#### [Required work]
Repeat the listing word for word. No pictures belong in the copy.

#### [Given information]
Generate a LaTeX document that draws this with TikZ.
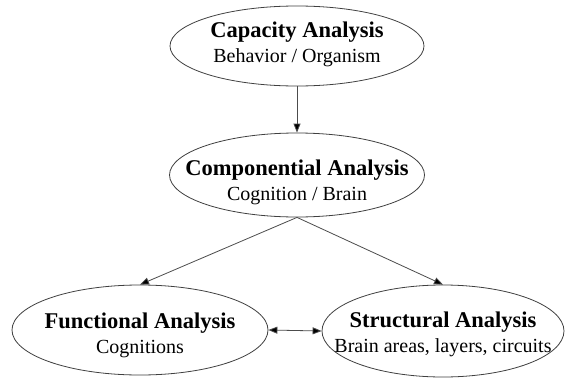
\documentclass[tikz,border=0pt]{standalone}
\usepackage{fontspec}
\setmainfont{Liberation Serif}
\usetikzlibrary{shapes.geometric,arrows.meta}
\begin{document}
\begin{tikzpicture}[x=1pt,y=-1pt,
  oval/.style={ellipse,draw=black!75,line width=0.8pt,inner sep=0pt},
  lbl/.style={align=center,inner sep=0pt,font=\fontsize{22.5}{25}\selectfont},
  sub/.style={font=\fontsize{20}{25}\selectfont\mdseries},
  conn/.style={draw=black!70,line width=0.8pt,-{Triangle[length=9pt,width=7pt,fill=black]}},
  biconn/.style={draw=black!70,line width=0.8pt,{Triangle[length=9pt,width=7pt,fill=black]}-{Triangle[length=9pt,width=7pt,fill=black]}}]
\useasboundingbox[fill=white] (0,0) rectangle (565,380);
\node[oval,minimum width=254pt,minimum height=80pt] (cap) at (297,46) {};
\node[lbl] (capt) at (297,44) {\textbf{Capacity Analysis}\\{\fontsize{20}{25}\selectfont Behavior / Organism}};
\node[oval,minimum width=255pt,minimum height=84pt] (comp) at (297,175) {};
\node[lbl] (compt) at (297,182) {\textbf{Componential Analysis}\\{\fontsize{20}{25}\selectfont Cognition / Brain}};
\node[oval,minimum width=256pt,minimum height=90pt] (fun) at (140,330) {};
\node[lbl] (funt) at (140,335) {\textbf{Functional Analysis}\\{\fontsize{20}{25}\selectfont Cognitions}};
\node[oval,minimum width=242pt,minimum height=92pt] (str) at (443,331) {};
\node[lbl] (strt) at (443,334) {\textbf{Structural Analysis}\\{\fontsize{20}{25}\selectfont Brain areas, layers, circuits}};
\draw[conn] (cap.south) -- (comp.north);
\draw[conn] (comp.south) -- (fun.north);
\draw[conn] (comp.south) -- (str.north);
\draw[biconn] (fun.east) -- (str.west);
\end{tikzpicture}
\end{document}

#### [Output below]
Generate a LaTeX document that draws this with TikZ.
\documentclass[tikz,border=0pt]{standalone}
\usepackage{fontspec}
\setmainfont{Liberation Serif}
\usetikzlibrary{shapes.geometric,arrows.meta}
\begin{document}
\begin{tikzpicture}[x=1pt,y=-1pt,
  oval/.style={ellipse,draw=black!75,line width=0.8pt,inner sep=0pt},
  lbl/.style={align=center,inner sep=0pt,font=\fontsize{22.5}{25}\selectfont},
  sub/.style={font=\fontsize{20}{25}\selectfont\mdseries},
  conn/.style={draw=black!70,line width=0.8pt,-{Triangle[length=9pt,width=7pt,fill=black]}},
  biconn/.style={draw=black!70,line width=0.8pt,{Triangle[length=9pt,width=7pt,fill=black]}-{Triangle[length=9pt,width=7pt,fill=black]}}]
\useasboundingbox[fill=white] (0,0) rectangle (565,380);
\node[oval,minimum width=254pt,minimum height=80pt] (cap) at (297,46) {};
\node[lbl] (capt) at (297,44) {\textbf{Capacity Analysis}\\{\fontsize{20}{25}\selectfont Behavior / Organism}};
\node[oval,minimum width=255pt,minimum height=84pt] (comp) at (297,175) {};
\node[lbl] (compt) at (297,182) {\textbf{Componential Analysis}\\{\fontsize{20}{25}\selectfont Cognition / Brain}};
\node[oval,minimum width=256pt,minimum height=90pt] (fun) at (140,330) {};
\node[lbl] (funt) at (140,335) {\textbf{Functional Analysis}\\{\fontsize{20}{25}\selectfont Cognitions}};
\node[oval,minimum width=242pt,minimum height=92pt] (str) at (443,331) {};
\node[lbl] (strt) at (443,334) {\textbf{Structural Analysis}\\{\fontsize{20}{25}\selectfont Brain areas, layers, circuits}};
\draw[conn] (cap.south) -- (comp.north);
\draw[conn] (comp.south) -- (fun.north);
\draw[conn] (comp.south) -- (str.north);
\draw[biconn] (fun.east) -- (str.west);
\end{tikzpicture}
\end{document}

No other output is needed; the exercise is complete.